Why is it that the direction of an area vector should be always along the normal drawn to the surface? Can't it also be some other angles with the plane?
This convention is extremely convenient when doing things that physicist often like or need to do, such as computing a flux through a surface. When the area vector is chosen normal to the surface, one can simply take use an dot product to get what you're looking for.
In the context of differential forms, this also turns out to be the natural definition, since - at least in 3-space - the surface vector is essentially a cross product of two vectors spanning the surface.
In this context, this is just a natural definition that turns out to be useful. For example, the flow rate of a fluid through a plane is the dot product of the fluid velocity with the area vector.
[There is a more mathematically sophisticated way of understanding this, which is that the vector area is really a bivector or two-form. In three-dimensional space, this is equivalent to a vector, but not in more general situations]
It's actually the "best" way to define a plane (or a hyperplane), that is, defining the plane by where it is not! Think about it: if a plane stretches across the floor, then it's not going up to the ceiling. So the direction from the floor to the ceiling is a unique direction that the plane does not exist in.

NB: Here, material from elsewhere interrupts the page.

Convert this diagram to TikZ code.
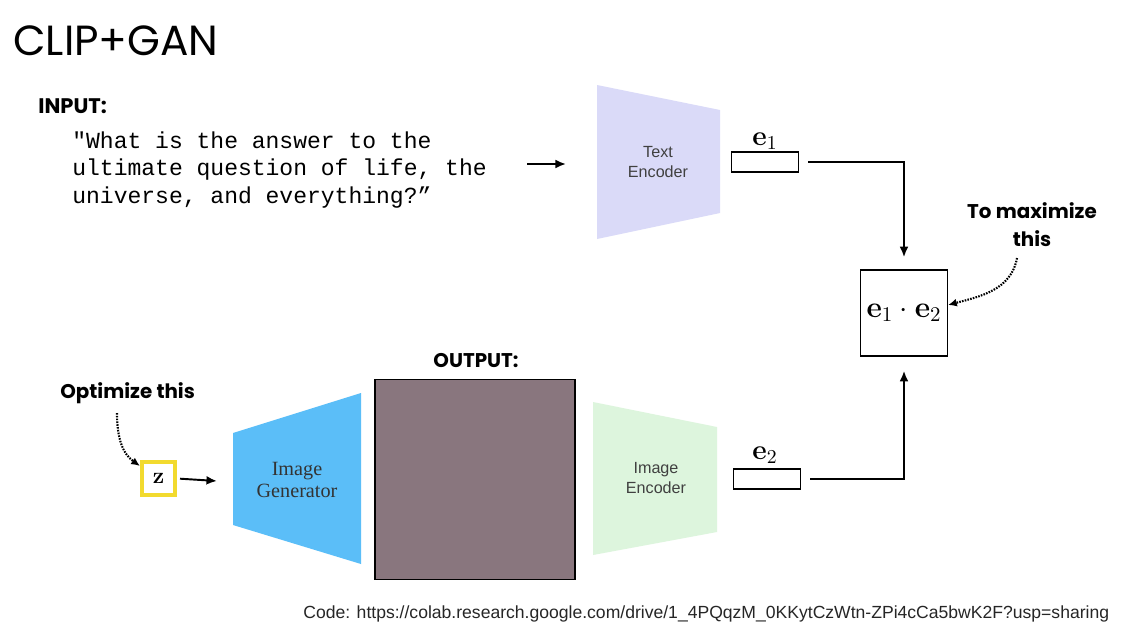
\RequirePackage{fix-cm}
\documentclass[tikz,border=0pt]{standalone}
\usepackage[no-math]{fontspec}
\setmainfont{Liberation Sans}
\newfontfamily\popfont{Poppins}
\newfontfamily\codefont{Liberation Mono}
\newfontfamily\seriffont{Liberation Serif}
\usetikzlibrary{arrows.meta}

\definecolor{textenc}{RGB}{218,218,248}
\definecolor{imgenc}{RGB}{221,245,221}
\definecolor{imggen}{RGB}{91,190,248}
\definecolor{zyellow}{RGB}{242,218,46}
\definecolor{outimg}{RGB}{137,118,126}

\begin{document}
\begin{tikzpicture}[x=0.02cm, y=-0.02cm,
	arr/.style={-{Latex[length=6pt,width=5pt]}, line width=1.1pt},
	hint/.style={-{Latex[length=5pt,width=4.5pt]}, line width=1.2pt, dash pattern=on 0.9pt off 0.7pt},
	vec/.style={draw, line width=0.85pt, minimum width=1.34cm, minimum height=0.4cm, inner sep=0},
	elbl/.style={anchor=base, inner sep=0, font=\fontsize{16}{18}\selectfont},
	enclbl/.style={align=center, text=black!75, font=\fontsize{9.2}{11.3}\selectfont},
	head/.style={inner sep=0, font=\popfont\bfseries\fontsize{11.3}{15.9}\selectfont}]

	\fill[white] (0,0) rectangle (1125,633);
	\useasboundingbox (0,0) rectangle (1125,633);

	\node[anchor=base west, inner sep=0, font=\popfont\fontsize{24}{29}\selectfont] (title) at (13,55) {CLIP+GAN};

	\node[head, anchor=base west, font=\popfont\bfseries\fontsize{12}{14}\selectfont] (inlbl) at (38,113) {INPUT:};
	\node[anchor=north west, inner sep=0, align=left, font=\codefont\fontsize{13.1}{15.9}\selectfont] (prompt) at (72,131)
		{"What is the answer to the\\ultimate question of life, the\\universe, and everything?”};

	\coordinate (in-a) at (527,164);
	\coordinate (in-b) at (566,164);
	\draw[arr] (in-a) -- (in-b);

	\fill[textenc] (597,85) -- (720,110) -- (720,213) -- (597,239) -- cycle;
	\node[enclbl] (textenc) at (658,162) {Text\\Encoder};

	\node[vec] (e1) at (765,162) {};
	\node[elbl] (e1lbl) at (765,145) {$\mathbf{e}_1$};

	\node[draw, line width=0.85pt, minimum width=1.72cm, minimum height=1.72cm, font=\fontsize{17}{19}\selectfont] (dot) at (904,313) {$\mathbf{e}_1\cdot\mathbf{e}_2$};

	\node[head, align=center] (max) at (1032,225) {To maximize\\this};
	\coordinate (max-tail) at (1017,258);
	\draw[hint] (max-tail) to[out=-100,in=15] ([yshift=0.16cm]dot.east);

	\draw[arr, shorten <=0.18cm, shorten >=0.24cm] (e1.east) -| (dot.north);

	\node[head, anchor=base west] (opt) at (60,398) {Optimize this};
	\node[draw=zyellow, line width=2.3pt, minimum size=0.66cm, inner sep=0, font=\fontsize{13}{14}\selectfont] (z) at (158.5,478.5) {$\mathbf{z}$};
	\coordinate (opt-tail) at (117,413);
	\draw[hint] (opt-tail) to[out=-90,in=145] ([yshift=-0.12cm]z.north west);

	\fill[imggen] (233,433) -- (361,393) -- (361,564) -- (233,525) -- cycle;
	\node[align=center, text=black!80, font=\seriffont\fontsize{11.5}{12}\selectfont] (gen) at (297,480) {Image\\Generator};
	\coordinate (gen-in) at (217,481);
	\draw[arr, shorten <=0.06cm] (z.east) -- (gen-in);

	\node[head, anchor=base] (outlbl) at (476,367) {OUTPUT:};
	\node[draw, fill=outimg, line width=1pt, minimum size=4cm, inner sep=0] (out) at (475,479.5) {};

	\fill[imgenc] (593,402) -- (717,427) -- (717,532) -- (593,555) -- cycle;
	\node[enclbl] (imgenc) at (656,478) {Image\\Encoder};

	\node[vec] (e2) at (767,479) {};
	\node[elbl] (e2lbl) at (765,459) {$\mathbf{e}_2$};

	\draw[arr, shorten <=0.18cm, shorten >=0.28cm] (e2.east) -| (dot.south);

	\node[anchor=base west, inner sep=0, text=black!85, font=\fontsize{10}{12}\selectfont] (code) at (303,618)
		{Code: https://colab.research.google.com/drive/1\_4PQqzM\_0KKytCzWtn-ZPi4cCa5bwK2F?usp=sharing};

\end{tikzpicture}
\end{document}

Since conventions are about convenience, this is the most convenient way of doing it (for most applications, in pure and applied math/physics).
Can't it also be some other angles with the plane?
You can define the plane with vectors other than the normal, but it will be much more complicated than using the vector that points in the direction where the plane does not extend into (this would involve cross-products as other answers have stated). This definition of a plane in 3D space is algebraic, but there exist (and these of course predated the algebraic notions) geometric definitions as well which might make more intuitive sense.